Transcreveu precedentes. Pugnou, ao final, fosse concedida a medida liminar
para:
"a) determinar à Autoridade Coatora que pratique, imediatamente,
todos os atos necessários ao desembaraço aduaneiro das mercadorias
consubstanciadas nas Declarações de Importação nº 2012215857, 2012786307,
2013114116 e 2013338502, devendo, caso entenda necessário, prosseguir com a
lavratura de auto de infração como forma de oportunizar à Impetrante o
contraditório e ampla defesa acerca das alegações de prática de subfaturamento,
caso esse seja o único óbice;
b) Ao final, seja confirmada a medida liminar, por sentença, para
declarar o direito da Impetrante em desembaraçar as mercadorias
consubstanciadas na Declaração de Importação nº
2012215857, 2012786307, 2013114116 e 2013338502, independentemente de
qualquer suspeita que não esteja sendo discutida através do devido processo legal,
caso seja o único óbice."
Decisão sob Id. 4058302.16009652, proferida pelo
MM. Juiz TIAGO ANTUNES DE AGUIAR, sob o argumento de que seria caso de
incompetência funcional do Juízo Federal da Subseção Judiciária de Caruaru-PE,
logo caso de incompetência absoluta.
É o relatório, no essencial.
Passo a decidir.
2. Fundamentação
2.1. Considerações Preliminares
2.1.1 - Da Autuação da DD Autoridade
De início, proceda a Secretaria à inclusão do Ilmo.

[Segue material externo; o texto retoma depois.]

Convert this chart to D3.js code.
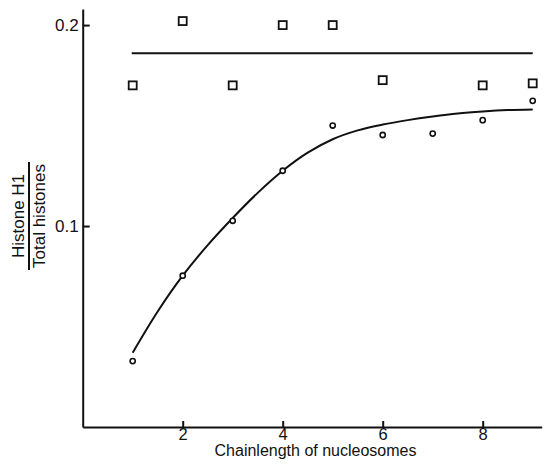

Sr. INSPETOR-CHEFE DA ALFÂNDEGA DO PORTO DE SUAPE na condição de autoridade
coatora, uma vez que assim foi indicado na petição inicial. Deve a
Secretaria, ainda, fazer as anotações pertinentes no sistema, eis que inexiste
a prevenção acusada pelo Pje.
2.1.2 - Da competência do Juízo
Data maxima venia do d. Magistrado Federal TIAGO ANTUNES DE AGUIAR,
Juiz de uma das Varas de Caruaru-PE, onde se encontra sediada a
Impetrante, uma Turma do STF e precedente do STJ, mudando antigo
entendimento jurisprudencial, passaram a admitir que o mandado de segurança
pode ser impetrado no local de residência/sede do(a) Impetrante, ainda
que as Autoridades apontadas como coatoras estejam sediadas em outras ou em
outra localidade, como no presente caso.
O Pleno do TRF-5ªRegião remou um certo tempo contra
esse entendimento, no entanto, em r. julgado mais recente, em caso
específico envolvendo benefício previdenciário, alinhou sua jurisprudência
ao que têm decidido as mencionadas Cortes de cúpula do Judiciário Brasileiro, verbis:
"PROCESSUAL CIVIL. CONFLITO NEGATIVO DE
COMPETÊNCIA. MANDADO DE SEGURANÇA. IMPETRAÇÃO DESTINADA À OBTENÇÃO DE
BENEFÍCIO PREVIDENCIÁRIO E AO PAGAMENTO DE ATRASADOS. AJUIZAMENTO NO DOMICÍLIO
DO SEGURADO-IMPETRANTE, DIVERSO DA SEDE DA AUTORIDADE APONTADA COMO COATORA.
POSSIBILIDADE. INTERPRETAÇÃO PACIFICADA PELO STF E PELO STJ. ACESSO À
JUSTIÇA E AO SERVIÇO PREVIDENCIÁRIO. TECNOLOGIA DA INFORMAÇÃO.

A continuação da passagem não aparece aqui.